How? Partly by marketing techniques (fake “discounts”, pressure selling and the like) condemned by the competition watchdog (CMA) as so “misleading” that they are banned from next September; partly by “Rate Parity” clauses which let the OTAs prevent hotels and B&Bs from discounting to our own direct customers on our own websites (we are forced by the OTAs to charge you the price inclusive of their 15-25% commission, even when you book direct on our websites); and partly by the OTAs’ domination of online searches.
The OTAs now spend $10.7 billion [sic] a year on advertising – mainly to “bid” on hotels’ and B&Bs’ own names so that they (the OTAs) come top of every web search. When you think you are clicking on a hotel or B&B name at the top of your search results, it is actually typically an OTA’s link in the hotel’s own name. Some £1 in every £5 of what you pay then goes to the online platform, not to the property you have chosen.
This is because (as with those restrictive “Price Parity” clauses), the OTAs bundle their right to “bid” on a hotel’s name with search engines in all their other Terms & Conditions. It’s a non-negotiable part of the small print we have to sign up to before we can sell through them at all. Some call it “Brandjacking”.
B&B owner Frank McCready is typical in saying: “As a small B&B I cannot compete with the billions that OTAs spend on web searches and am deprived of direct clients by this practice and forced to pay high commissions (15% to 25%) which ultimately of necessity are passed to consumers. The clause hidden in small print allowing OTAs to use our names negates our own websites and internet presence, and it cannot be fair to use someone’s own name to divert customers. Such bidding should be by express mutual agreement only.“
Frank has launched a Government Petition online to “Make ‘brandjacking’ by OTAs of a B&B or hotels name on search engines illegal”. Despite being a somewhat technical issue and (so far) little understood, the Petition attracted 2,000 signatures in its first 14 days alone. Do sign it now!
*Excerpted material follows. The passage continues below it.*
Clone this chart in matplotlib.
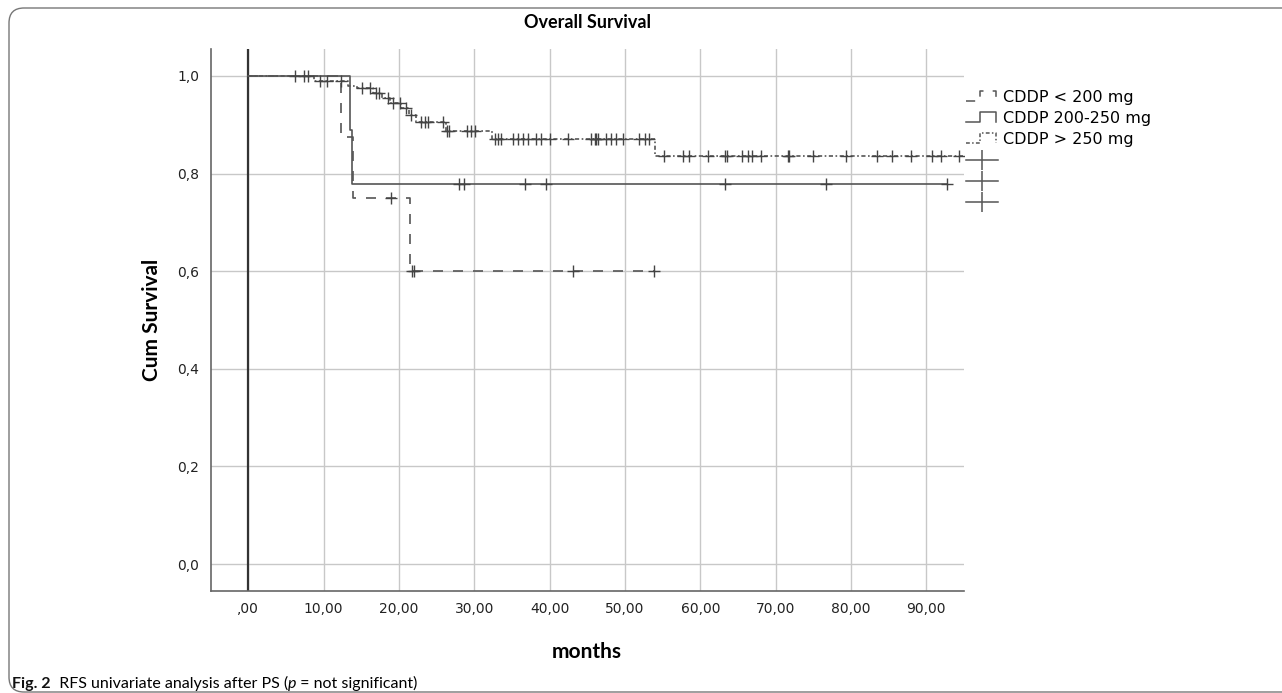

I hope consumers will realise that “Brandjacking by OTas” is one of the reasons that they are over-paying for their accommodation, and will also sign Frank’s Petition. That will strengthen our own calls on the CMA (dating back to July 2017) to ban both Price Parity clauses and Brandjacking, in the interests of consumers and small businesses.
Let’s have fair competition in a free market, with the rewards shared fairly.